> What to produce
Repeat the data that follows, word for word, without the images.

+ + + + + + +

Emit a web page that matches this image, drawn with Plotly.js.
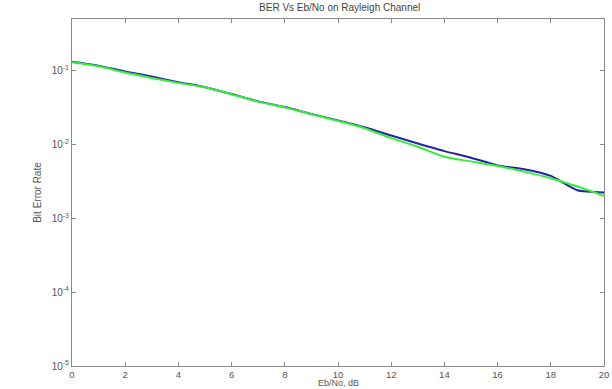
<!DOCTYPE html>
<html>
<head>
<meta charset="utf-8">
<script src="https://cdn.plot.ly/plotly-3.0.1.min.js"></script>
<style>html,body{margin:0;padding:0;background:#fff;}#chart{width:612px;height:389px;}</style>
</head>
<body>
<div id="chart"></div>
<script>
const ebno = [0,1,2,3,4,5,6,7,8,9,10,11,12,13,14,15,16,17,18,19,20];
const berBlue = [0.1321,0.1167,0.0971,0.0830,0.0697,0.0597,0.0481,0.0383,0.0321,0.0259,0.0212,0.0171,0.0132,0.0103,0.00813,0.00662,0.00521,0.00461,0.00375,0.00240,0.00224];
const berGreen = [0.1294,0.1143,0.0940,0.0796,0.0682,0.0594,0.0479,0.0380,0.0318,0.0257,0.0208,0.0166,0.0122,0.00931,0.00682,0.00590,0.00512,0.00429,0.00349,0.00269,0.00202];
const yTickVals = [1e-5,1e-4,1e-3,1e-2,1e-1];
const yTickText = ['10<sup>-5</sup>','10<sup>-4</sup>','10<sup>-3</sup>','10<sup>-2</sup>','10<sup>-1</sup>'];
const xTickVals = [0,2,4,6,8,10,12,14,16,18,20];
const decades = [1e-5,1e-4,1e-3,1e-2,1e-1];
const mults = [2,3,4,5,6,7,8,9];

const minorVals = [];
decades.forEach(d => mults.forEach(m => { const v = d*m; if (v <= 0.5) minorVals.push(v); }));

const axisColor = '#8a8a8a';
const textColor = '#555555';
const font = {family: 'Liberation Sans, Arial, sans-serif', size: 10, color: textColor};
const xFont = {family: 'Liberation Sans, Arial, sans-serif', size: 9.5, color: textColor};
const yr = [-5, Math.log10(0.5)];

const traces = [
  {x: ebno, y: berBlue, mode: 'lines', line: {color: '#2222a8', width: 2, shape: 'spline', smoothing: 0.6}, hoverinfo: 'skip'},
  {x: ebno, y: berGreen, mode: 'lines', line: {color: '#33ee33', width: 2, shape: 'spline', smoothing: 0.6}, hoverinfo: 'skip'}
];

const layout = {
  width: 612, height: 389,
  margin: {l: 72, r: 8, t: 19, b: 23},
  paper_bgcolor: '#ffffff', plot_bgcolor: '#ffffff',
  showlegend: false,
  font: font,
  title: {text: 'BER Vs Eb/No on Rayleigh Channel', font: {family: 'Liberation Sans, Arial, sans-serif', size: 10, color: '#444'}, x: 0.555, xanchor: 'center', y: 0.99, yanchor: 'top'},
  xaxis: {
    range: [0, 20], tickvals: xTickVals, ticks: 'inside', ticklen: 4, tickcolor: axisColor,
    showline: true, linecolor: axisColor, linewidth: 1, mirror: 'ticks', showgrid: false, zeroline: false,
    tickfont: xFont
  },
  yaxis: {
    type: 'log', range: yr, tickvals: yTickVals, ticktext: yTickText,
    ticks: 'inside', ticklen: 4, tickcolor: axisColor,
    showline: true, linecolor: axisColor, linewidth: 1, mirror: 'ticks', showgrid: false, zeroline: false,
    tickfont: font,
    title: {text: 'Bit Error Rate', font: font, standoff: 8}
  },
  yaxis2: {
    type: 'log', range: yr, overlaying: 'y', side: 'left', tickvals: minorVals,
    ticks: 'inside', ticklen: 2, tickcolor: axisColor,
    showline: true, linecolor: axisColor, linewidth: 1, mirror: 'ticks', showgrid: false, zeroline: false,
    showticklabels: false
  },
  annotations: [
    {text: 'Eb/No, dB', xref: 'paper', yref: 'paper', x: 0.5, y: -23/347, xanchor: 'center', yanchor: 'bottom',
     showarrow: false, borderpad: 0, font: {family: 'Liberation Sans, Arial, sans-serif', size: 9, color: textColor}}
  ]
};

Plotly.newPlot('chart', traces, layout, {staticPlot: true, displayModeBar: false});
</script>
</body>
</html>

+ + + + + + +

> Answer below
Emit a web page that matches this image, drawn with Plotly.js.
<!DOCTYPE html>
<html>
<head>
<meta charset="utf-8">
<script src="https://cdn.plot.ly/plotly-3.0.1.min.js"></script>
<style>html,body{margin:0;padding:0;background:#fff;}#chart{width:612px;height:389px;}</style>
</head>
<body>
<div id="chart"></div>
<script>
const ebno = [0,1,2,3,4,5,6,7,8,9,10,11,12,13,14,15,16,17,18,19,20];
const berBlue = [0.1321,0.1167,0.0971,0.0830,0.0697,0.0597,0.0481,0.0383,0.0321,0.0259,0.0212,0.0171,0.0132,0.0103,0.00813,0.00662,0.00521,0.00461,0.00375,0.00240,0.00224];
const berGreen = [0.1294,0.1143,0.0940,0.0796,0.0682,0.0594,0.0479,0.0380,0.0318,0.0257,0.0208,0.0166,0.0122,0.00931,0.00682,0.00590,0.00512,0.00429,0.00349,0.00269,0.00202];
const yTickVals = [1e-5,1e-4,1e-3,1e-2,1e-1];
const yTickText = ['10<sup>-5</sup>','10<sup>-4</sup>','10<sup>-3</sup>','10<sup>-2</sup>','10<sup>-1</sup>'];
const xTickVals = [0,2,4,6,8,10,12,14,16,18,20];
const decades = [1e-5,1e-4,1e-3,1e-2,1e-1];
const mults = [2,3,4,5,6,7,8,9];

const minorVals = [];
decades.forEach(d => mults.forEach(m => { const v = d*m; if (v <= 0.5) minorVals.push(v); }));

const axisColor = '#8a8a8a';
const textColor = '#555555';
const font = {family: 'Liberation Sans, Arial, sans-serif', size: 10, color: textColor};
const xFont = {family: 'Liberation Sans, Arial, sans-serif', size: 9.5, color: textColor};
const yr = [-5, Math.log10(0.5)];

const traces = [
  {x: ebno, y: berBlue, mode: 'lines', line: {color: '#2222a8', width: 2, shape: 'spline', smoothing: 0.6}, hoverinfo: 'skip'},
  {x: ebno, y: berGreen, mode: 'lines', line: {color: '#33ee33', width: 2, shape: 'spline', smoothing: 0.6}, hoverinfo: 'skip'}
];

const layout = {
  width: 612, height: 389,
  margin: {l: 72, r: 8, t: 19, b: 23},
  paper_bgcolor: '#ffffff', plot_bgcolor: '#ffffff',
  showlegend: false,
  font: font,
  title: {text: 'BER Vs Eb/No on Rayleigh Channel', font: {family: 'Liberation Sans, Arial, sans-serif', size: 10, color: '#444'}, x: 0.555, xanchor: 'center', y: 0.99, yanchor: 'top'},
  xaxis: {
    range: [0, 20], tickvals: xTickVals, ticks: 'inside', ticklen: 4, tickcolor: axisColor,
    showline: true, linecolor: axisColor, linewidth: 1, mirror: 'ticks', showgrid: false, zeroline: false,
    tickfont: xFont
  },
  yaxis: {
    type: 'log', range: yr, tickvals: yTickVals, ticktext: yTickText,
    ticks: 'inside', ticklen: 4, tickcolor: axisColor,
    showline: true, linecolor: axisColor, linewidth: 1, mirror: 'ticks', showgrid: false, zeroline: false,
    tickfont: font,
    title: {text: 'Bit Error Rate', font: font, standoff: 8}
  },
  yaxis2: {
    type: 'log', range: yr, overlaying: 'y', side: 'left', tickvals: minorVals,
    ticks: 'inside', ticklen: 2, tickcolor: axisColor,
    showline: true, linecolor: axisColor, linewidth: 1, mirror: 'ticks', showgrid: false, zeroline: false,
    showticklabels: false
  },
  annotations: [
    {text: 'Eb/No, dB', xref: 'paper', yref: 'paper', x: 0.5, y: -23/347, xanchor: 'center', yanchor: 'bottom',
     showarrow: false, borderpad: 0, font: {family: 'Liberation Sans, Arial, sans-serif', size: 9, color: textColor}}
  ]
};

Plotly.newPlot('chart', traces, layout, {staticPlot: true, displayModeBar: false});
</script>
</body>
</html>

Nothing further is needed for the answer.